Steve Lickteig faced the dilemma of moral limits since he filmed members of his own family. “You feel that in reality you’re exploiting their stories. At one point my biological mother told my adoptive mother things she didn’t want heard. I decided to use them, not just to add drama. It was good for the film to include that particular dialogue, because it demonstrated the change in the story”, the director noted. For her part, Ira Dika wondered if she should show the scenes where Stavroula was naked in the bath. “In the end, I had to because this wasn’t a film about Stavroula but about all elderly people”, the director said.
Another crucial issue for directors is financing. “Every film is a miracle. When asked, I say I produce dreams! You never really know where financing will end up coming from”, Noemi Weis said. She told a personal story: “A friend of mine made a film about religion, and I went to the shoot which took place in a church. I started talking with a gentleman, who ended up being the priest. I told him about the film I was making and 10 days later I received a note saying that he was very moved and that included a check with $1000 he had raised from his congregation”. Steve Lickteig used different sources of financing, from his credit card to crowd funding. He found money through the www.kickstarter.com site, and he also had important help from the director of the Rosenthal Institute. “That woman was like my guardian angel, she showed up at the right place in the right time”, the director said of the Institute head. For Natalie Johanna Halla “financing was not an issue”, since her first film was made with a minimal budget and the second was also low budget, even though it had two co-producers. Ira Dika’s first student film Stavroula, had almost no budget at all. “I don’t know anything about the difficulties of financing since there was no such issue right from the beginning”, the director noted.

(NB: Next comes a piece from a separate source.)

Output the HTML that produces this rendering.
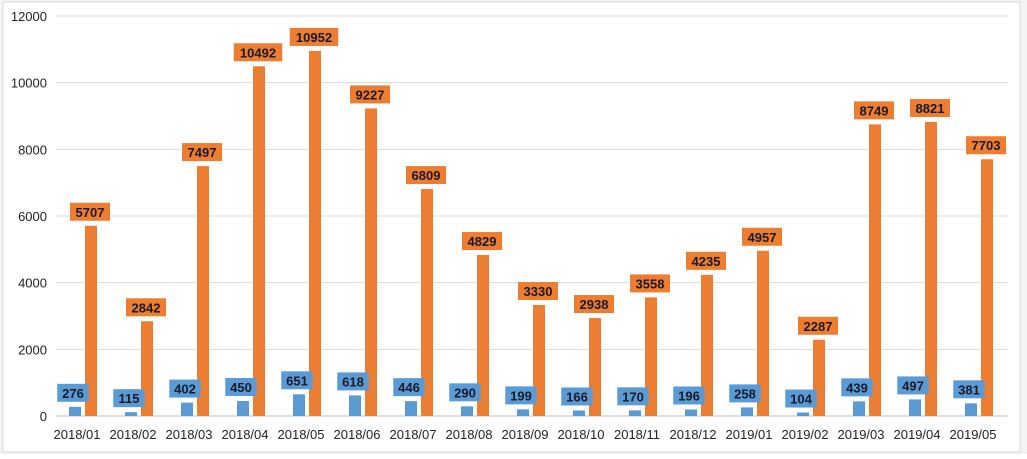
<!DOCTYPE html>
<html><head><meta charset="utf-8"><style>
body{margin:0;width:1027px;height:454px;overflow:hidden;background:#fff;font-family:"Liberation Sans","Noto Sans CJK SC",sans-serif;}
</style></head><body>
<svg id="chart" width="1027" height="454" xmlns="http://www.w3.org/2000/svg">
<rect x="0" y="0" width="1027" height="454" fill="#f3f3f3"/>
<rect x="3" y="2" width="1017" height="450" fill="#fff" stroke="#d9d9d9"/>
<g id="grid"></g><g id="bars"></g><g id="labels"></g>
</svg>
<script>
const categories=["2018/01","2018/02","2018/03","2018/04","2018/05","2018/06","2018/07","2018/08","2018/09","2018/10","2018/11","2018/12","2019/01","2019/02","2019/03","2019/04","2019/05"];
const blueValues=[276,115,402,450,651,618,446,290,199,166,170,196,258,104,439,497,381];
const orangeValues=[5707,2842,7497,10492,10952,9227,6809,4829,3330,2938,3558,4235,4957,2287,8749,8821,7703];
const yTicks=[0,2000,4000,6000,8000,10000,12000];
const NS="http://www.w3.org/2000/svg";
const L=56,R=1008,T=16,B=416,yMax=12000;
const y=v=>B-(v/yMax)*(B-T);
const bw=(R-L)/categories.length;
const xc=i=>L+bw*(i+0.5);
function mk(t,a,p){const e=document.createElementNS(NS,t);for(const k in a)e.setAttribute(k,a[k]);p.appendChild(e);return e;}
const grid=document.getElementById('grid'),bars=document.getElementById('bars'),labels=document.getElementById('labels');
yTicks.forEach(v=>{
  const l=mk('line',{x1:L,x2:R,y1:y(v),y2:y(v),stroke:v===0?'#bfbfbf':'#d9d9d9','stroke-width':1},grid);
  
  
  const t=mk('text',{x:47,y:y(v)+5,'text-anchor':'end','font-size':13,fill:'#222'},grid);
  t.textContent=v;
  
  
});
categories.forEach((c,i)=>{
  const t=mk('text',{x:xc(i)-7,y:439,'text-anchor':'middle','font-size':13,fill:'#222'},labels);
  t.textContent=c;
  
  
  [[blueValues[i],'#5b9bd5',-9],[orangeValues[i],'#ed7d31',7]].forEach(([v,col,off])=>{
    const cx=xc(i)+off;
    const b=mk('rect',{x:cx-6,y:y(v),width:12,height:B-y(v),fill:col},bars);
    
    
    const s=String(v),w=s.length*8.5+6,lx=col==='#5b9bd5'?cx-2:cx-1;
    const top=y(v)-5-18;
    const r=mk('rect',{x:lx-w/2,y:top,width:w,height:18,fill:col},labels);
    
    
    const tt=mk('text',{x:lx,y:top+14,'text-anchor':'middle','font-size':13,'font-weight':'bold',fill:'#1a1a2a'},labels);
    tt.textContent=s;
    
    
  });
});
</script>
</body></html>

The discussion also focused on the fact that film festivals are a welcoming communication channel with the audience for directors. “Festivals provide an amazing opportunity to come in contact with an audience that loves documentary films, to make your voice stronger, showing what you do. A ‘yes’ from a festival can change your life”, Noemi Weis said. “Festivals have a very positive function; they provide me with the audience’s reaction and the strength to go on. And getting that one ‘yes’ is worth ten ‘no’s”, added Natalie Johanna Halla. “What I like about the Thessaloniki Documentary Festival is the respect you show directors. I can see that it would be worth the trouble making a second film” Steve Lickteig commented. “We wanted to be proud of the film we would be presenting at the Thessaloniki Documentary Festival, because it is the most important such institution in the country”, Ira Dika declared.